Improving the Accuracy of Deep Learning-Based Object Detectors on Raspberry PI

Abstract

This study focuses on the implementation and performance evaluation of the YOLOv8 object detection algorithm on a resource-limited device, Raspberry Pi 5, to detect abnormalities in melon leaves. A secondary dataset containing images of melon leaves captured using a Raspberry Pi camera was utilized in two forms: original and augmented. The model was trained and evaluated using key performance metrics such as mean Average Precision (mAP), precision, recall, and F1 score. Two backbone architectures, Original and GhostNet, were compared to assess both detection accuracy and computational efficiency. The results revealed that data augmentation significantly improved detection performance, with mAP@0.5 for the Original Backbone increasing from 0.52 to 0.80, and for GhostNet from 0.49 to 0.78. After hyperparameter tuning, the best results achieved were mAP\@0.5 of 0.81 for the Original Backbone and 0.80 for GhostNet.
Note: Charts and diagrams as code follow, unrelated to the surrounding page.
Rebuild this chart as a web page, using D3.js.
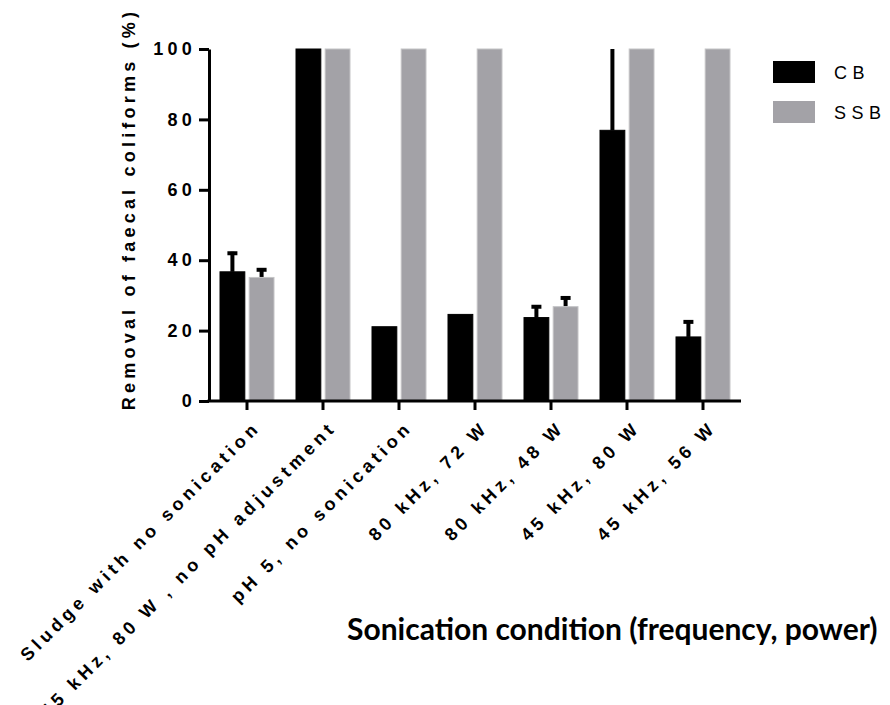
<!DOCTYPE html>
<html>
<head>
<meta charset="utf-8">
<script src="https://cdn.jsdelivr.net/npm/d3@7"></script>
<style>
  body { margin: 0; background: #fff; }
  svg { display: block; }
  .axis path, .axis line { stroke: #000; stroke-width: 3; }
  .axis text { font-family: "Liberation Sans", Arial, sans-serif; font-weight: bold; fill: #000; }
</style>
</head>
<body>
<svg id="chart" width="890" height="705"></svg>
<script>
// data
const categories = [
    "Sludge with no sonication",
    "45 kHz, 80 W , no pH adjustment",
    "pH 5, no sonication",
    "80 kHz, 72 W",
    "80 kHz, 48 W",
    "45 kHz, 80 W",
    "45 kHz, 56 W"
]
const seriesNames = ["CB", "SSB"]
const cbValues = [36.7, 100, 21.1, 24.6, 23.7, 76.9, 18.2]
const cbErrors = [5.7, 0, 0, 0, 3.5, 30, 4.7]
const ssbValues = [35.1, 100, 100, 100, 26.8, 100, 100]
const ssbErrors = [2.6, 0, 0, 0, 2.9, 0, 0]
const yTicks = [0, 20, 40, 60, 80, 100]
const colors = { CB: "#000000", SSB: "#a3a2a7" }

const svg = d3.select("#chart")

const x = d3.scaleBand().domain(categories).range([209, 741])
const xs = d3.scaleBand().domain(seriesNames).range([11, 65]).paddingInner(0.15)
const y = d3.scaleLinear().domain([0, 100]).range([401, 49]).clamp(true)

// rows for bars
const rows = []
categories.forEach((c, i) => {
    rows.push({ cat: c, s: "CB", v: cbValues[i], e: cbErrors[i] })
    rows.push({ cat: c, s: "SSB", v: ssbValues[i], e: ssbErrors[i] })
})

// error bars (drawn first, bar covers lower half)
const err = svg.append("g").selectAll("g")
    .data(rows.filter(d => d.e > 0))
    .join("g")
err.append("line")
    .attr("x1", d => x(d.cat) + xs(d.s) + xs.bandwidth() / 2)
    .attr("x2", d => x(d.cat) + xs(d.s) + xs.bandwidth() / 2)
    .attr("y1", d => y(d.v))
    .attr("y2", d => y(d.v + d.e))
    .attr("stroke", "#000")
    .attr("stroke-width", 4)
err.filter(d => d.v + d.e < 100).append("line")
    .attr("x1", d => x(d.cat) + xs(d.s) + xs.bandwidth() / 2 - 5)
    .attr("x2", d => x(d.cat) + xs(d.s) + xs.bandwidth() / 2 + 5)
    .attr("y1", d => y(d.v + d.e) + 1.5)
    .attr("y2", d => y(d.v + d.e) + 1.5)
    .attr("stroke", "#000")
    .attr("stroke-width", 4)

svg.append("g").selectAll("rect")
    .data(rows)
    .join("rect")
    .attr("x", d => x(d.cat) + xs(d.s))
    .attr("width", xs.bandwidth())
    .attr("y", d => y(d.v))
    .attr("height", d => y(0) - y(d.v))
    .attr("fill", d => colors[d.s])
    .attr("stroke", d => d.s == "SSB" ? "#c4c4c6" : "#000")
    .attr("stroke-width", 1)

// y axis
const yAxis = svg.append("g").attr("class", "axis")
    .attr("transform", "translate(209,0)")
    .call(d3.axisLeft(y).tickValues(yTicks).tickSize(10).tickSizeOuter(0).tickPadding(3))
yAxis.selectAll("text")
    .style("font-size", "18px")
    .style("letter-spacing", "4.2px")

// x axis
const xAxis = svg.append("g").attr("class", "axis")
    .attr("transform", `translate(0,${y(0)})`)
    .call(d3.axisBottom(x).tickSize(9).tickSizeOuter(0))
xAxis.select(".domain").attr("d", "M207.5,0H741")
xAxis.selectAll("text")
    .style("font-size", "18px")
    .style("letter-spacing", "4.3px")
    .attr("text-anchor", "end")
    .attr("x", 0)
    .attr("y", 0)
    .attr("dy", "0")
    .attr("transform", "translate(14.5,27.5) rotate(-45)")

// y title
svg.append("text")
    .attr("transform", "translate(135,209) rotate(-90)")
    .attr("text-anchor", "middle")
    .style("font-family", "'Liberation Sans', Arial, sans-serif")
    .style("font-weight", "bold")
    .style("font-size", "18px")
    .style("letter-spacing", "4.2px")
    .text("Removal of faecal coliforms (%)")

// x title
svg.append("text")
    .attr("x", 347)
    .attr("y", 640)
    .style("font-family", "Lato, sans-serif")
    .style("font-weight", "bold")
    .style("font-size", "30px")
    .text("Sonication condition (frequency, power)")

// legend
const legend = svg.append("g").selectAll("g")
    .data(seriesNames)
    .join("g")
    .attr("transform", (d, i) => `translate(773,${61 + i * 40})`)
legend.append("rect")
    .attr("width", 42)
    .attr("height", 22)
    .attr("fill", d => colors[d])
legend.append("text")
    .attr("x", 61)
    .attr("y", 18)
    .style("font-family", "'Liberation Sans', Arial, sans-serif")
    .style("font-size", "18px")
    .style("letter-spacing", "5.5px")
    .text(d => d)
</script>
</body>
</html>
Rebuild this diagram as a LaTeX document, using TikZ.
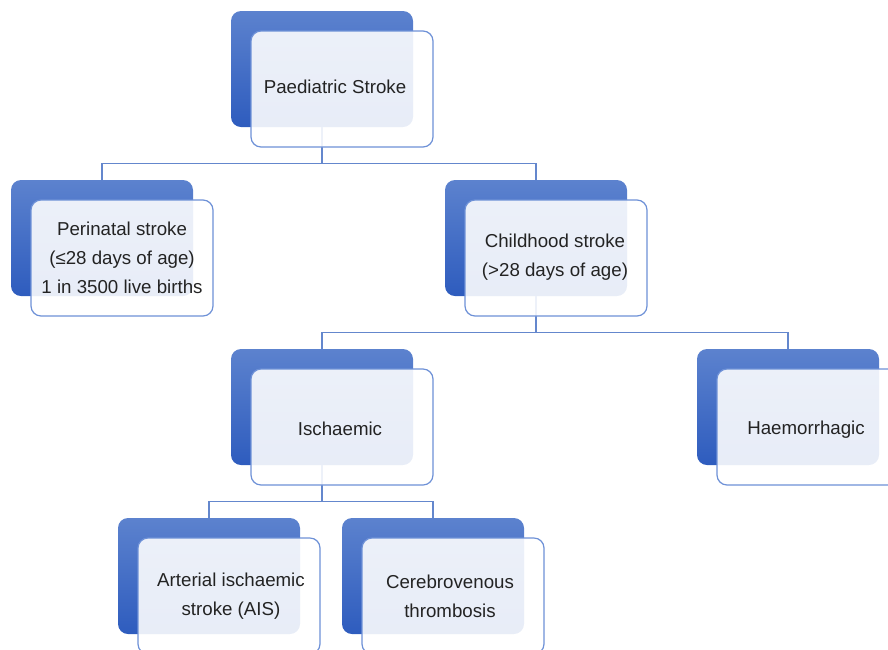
\documentclass[tikz,border=0pt]{standalone}
\usepackage{fontspec}
\setmainfont{Liberation Sans}
\usetikzlibrary{calc}
\definecolor{btop}{RGB}{92,130,206}
\definecolor{bbot}{RGB}{46,92,190}
\definecolor{edgeblue}{RGB}{110,145,215}
\definecolor{linkblue}{RGB}{100,135,205}
\definecolor{txt}{RGB}{35,35,35}
\pgfdeclarelayer{bg}
\pgfsetlayers{bg,main}
\tikzset{
  backbox/.style={rectangle, rounded corners=10pt, minimum width=182pt, minimum height=116pt, inner sep=0pt, top color=btop, bottom color=bbot, draw=none},
  frontbox/.style={rectangle, rounded corners=10pt, minimum width=182pt, minimum height=116pt, inner sep=0pt, draw=edgeblue, line width=1.2pt, fill=white, fill opacity=0.89},
  boxtext/.style={text=txt, align=center, font=\fontsize{18.7pt}{29pt}\selectfont},
  link/.style={draw=linkblue, line width=1.5pt}
}
\newcommand{\mkbox}[6]{%
  \node[backbox] (#1B) at (#2,#3) {};
  \node[frontbox] (#1) at (#2+20,#3+20) {};
  \node[boxtext] (#1T) at ([xshift=#5pt,yshift=#6pt]#1.center) {#4};
}
\begin{document}
\begin{tikzpicture}[x=1pt,y=-1pt]
\path[use as bounding box, clip] (0,0) rectangle (888,649);
\mkbox{ps}{322}{69}{Paediatric Stroke}{-7}{2}
\mkbox{peri}{102}{238}{Perinatal stroke\\(≤28 days of age)\\1 in 3500 live births}{0}{0}
\mkbox{child}{536}{238}{Childhood stroke\\(>28 days of age)}{-1}{1}
\mkbox{isch}{322}{407}{Ischaemic}{-2}{-2}
\mkbox{haem}{788}{407}{Haemorrhagic}{-2}{-3}
\mkbox{ais}{209}{576}{Arterial ischaemic\\stroke (AIS)}{2}{0}
\mkbox{cvt}{433}{576}{Cerebrovenous\\thrombosis}{-3}{0}
\begin{pgfonlayer}{bg}
\draw[link] (psB.south) -- ([yshift=-16pt]ps.south -| psB.south) -| (periB.north);
\draw[link] ([yshift=-16pt]ps.south -| psB.south) -| (childB.north);
\draw[link] (childB.south) -- ([yshift=-16pt]child.south -| childB.south) -| (ischB.north);
\draw[link] ([yshift=-16pt]child.south -| childB.south) -| (haemB.north);
\draw[link] (ischB.south) -- ([yshift=-16pt]isch.south -| ischB.south) -| (aisB.north);
\draw[link] ([yshift=-16pt]isch.south -| ischB.south) -| (cvtB.north);
\end{pgfonlayer}
\end{tikzpicture}
\end{document}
Although the Original Backbone attained slightly higher accuracy, the GhostNet model demonstrated superior computational efficiency with faster inference speed (3.97 FPS vs. 2.75 FPS), lower latency, and smaller model size (9.23 MB vs. 20 MB). Based on these findings, the GhostNet backbone with augmented data and optimized hyperparameters provides the best trade-off between accuracy and efficiency, making it the most suitable option for real-time deployment on lowpowered devices such as Raspberry Pi 5, and offering a promising solution for fieldbased monitoring of melon leaf abnormalities in resource-constrained agricultural environments. Keywords: Deep learning, YOLOv8, GhostNet. Melon leaf, Raspberry Pi.